How to keep kernel from upgrade?

Derek Broughton news at pointerstop.ca
Fri Oct 19 13:46:56 UTC 2007


Andrew Glen-Young wrote:

> On 19/10/2007, aries <aries1998 at gmail.com> wrote:
>> I use make-kpkg to create a kernel deb called
>> linux-image-2.6.22.14-digiman , and install it use the dpkg .
>> Now the menu.lst have two kernel entries: linux-2.6.22-14-generic  and
>> linux-image-2.6.22.14-digiman
>>
>> what i mean is just preventing linux-image/linux-header from upgrade,
>> unless i do it manually(with dpkg) but not apt-get .
>>
> 
> I think what you want is known as 'apt-pinning'. Check the
> apt_preferences(5) man page to show you how to do this.
> 
> Whether this is a good idea is left up to you ;-)

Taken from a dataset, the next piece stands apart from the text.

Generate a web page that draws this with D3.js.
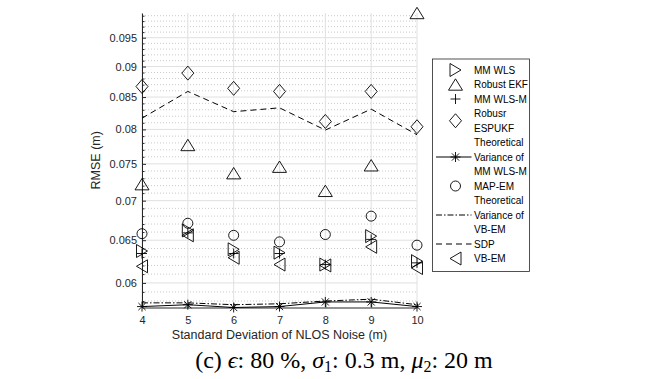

Heavens, no.  That's serious overkill.

Basically, kernel images are upgraded without being removed by two
processes:

1) The package linux-image-generic has it's dependencies changed so that it
now relies on the newest kernel image;

2) /etc/apt/apt.conf.d/01ubuntu specifically prevents autoremoval of the
no-longer-depended old kernel

So the simple way to prevent upgrading the kernel is to either "hold"
linux-image-generic, or to remove it (note, if you remove it, you'll lose
the *-desktop package, thus potentially breaking future upgrades).